Directions — Set down each line of the data below exactly as it stands, dropping the pictures.

Data extract —
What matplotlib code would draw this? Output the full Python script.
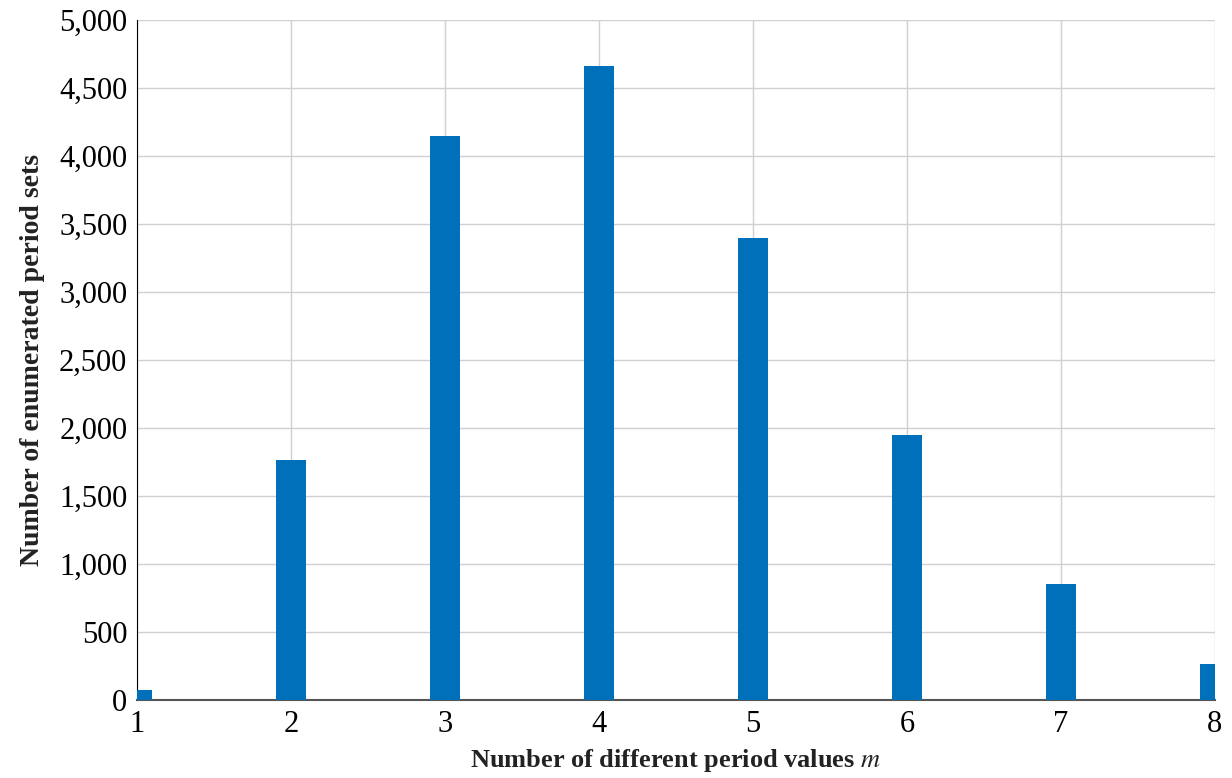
import matplotlib.pyplot as plt
from matplotlib.ticker import FuncFormatter

m_values = [1, 2, 3, 4, 5, 6, 7, 8]
period_sets = [73, 1765, 4145, 4665, 3395, 1948, 852, 262]

plt.rcParams['font.family'] = ['Liberation Serif', 'DejaVu Serif']
plt.rcParams['mathtext.fontset'] = 'stix'

fig = plt.figure(figsize=(12.32, 7.78), dpi=100)
ax = fig.add_axes([137 / 1232, 78 / 778, (1215 - 137) / 1232, 680 / 778])

ax.bar(m_values, period_sets, width=0.2, color='#0070BB', zorder=3)

ax.set_xlim(1, 8)
ax.set_ylim(0, 5000)
ax.set_yticks(range(0, 5001, 500))
ax.yaxis.set_major_formatter(FuncFormatter(lambda v, p: f'{int(v):,}'))
ax.grid(True, color='#D0D0D0', linewidth=1, zorder=0)

for s in ['top', 'right']:
    ax.spines[s].set_visible(False)
ax.spines['left'].set_color('black')
ax.spines['bottom'].set_color('#555555')
ax.spines['bottom'].set_linewidth(1.5)
ax.tick_params(length=0, labelsize=22, pad=7)

ax.set_xlabel('Number of different period values $m$', fontsize=19, fontweight='bold', color='#222222', labelpad=6)
ax.set_ylabel('Number of enumerated period sets', fontsize=20, fontweight='bold', color='#222222', labelpad=10)

fig.savefig('out.png', dpi=100)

Written reply —
What matplotlib code would draw this? Output the full Python script.
import matplotlib.pyplot as plt
from matplotlib.ticker import FuncFormatter

m_values = [1, 2, 3, 4, 5, 6, 7, 8]
period_sets = [73, 1765, 4145, 4665, 3395, 1948, 852, 262]

plt.rcParams['font.family'] = ['Liberation Serif', 'DejaVu Serif']
plt.rcParams['mathtext.fontset'] = 'stix'

fig = plt.figure(figsize=(12.32, 7.78), dpi=100)
ax = fig.add_axes([137 / 1232, 78 / 778, (1215 - 137) / 1232, 680 / 778])

ax.bar(m_values, period_sets, width=0.2, color='#0070BB', zorder=3)

ax.set_xlim(1, 8)
ax.set_ylim(0, 5000)
ax.set_yticks(range(0, 5001, 500))
ax.yaxis.set_major_formatter(FuncFormatter(lambda v, p: f'{int(v):,}'))
ax.grid(True, color='#D0D0D0', linewidth=1, zorder=0)

for s in ['top', 'right']:
    ax.spines[s].set_visible(False)
ax.spines['left'].set_color('black')
ax.spines['bottom'].set_color('#555555')
ax.spines['bottom'].set_linewidth(1.5)
ax.tick_params(length=0, labelsize=22, pad=7)

ax.set_xlabel('Number of different period values $m$', fontsize=19, fontweight='bold', color='#222222', labelpad=6)
ax.set_ylabel('Number of enumerated period sets', fontsize=20, fontweight='bold', color='#222222', labelpad=10)

fig.savefig('out.png', dpi=100)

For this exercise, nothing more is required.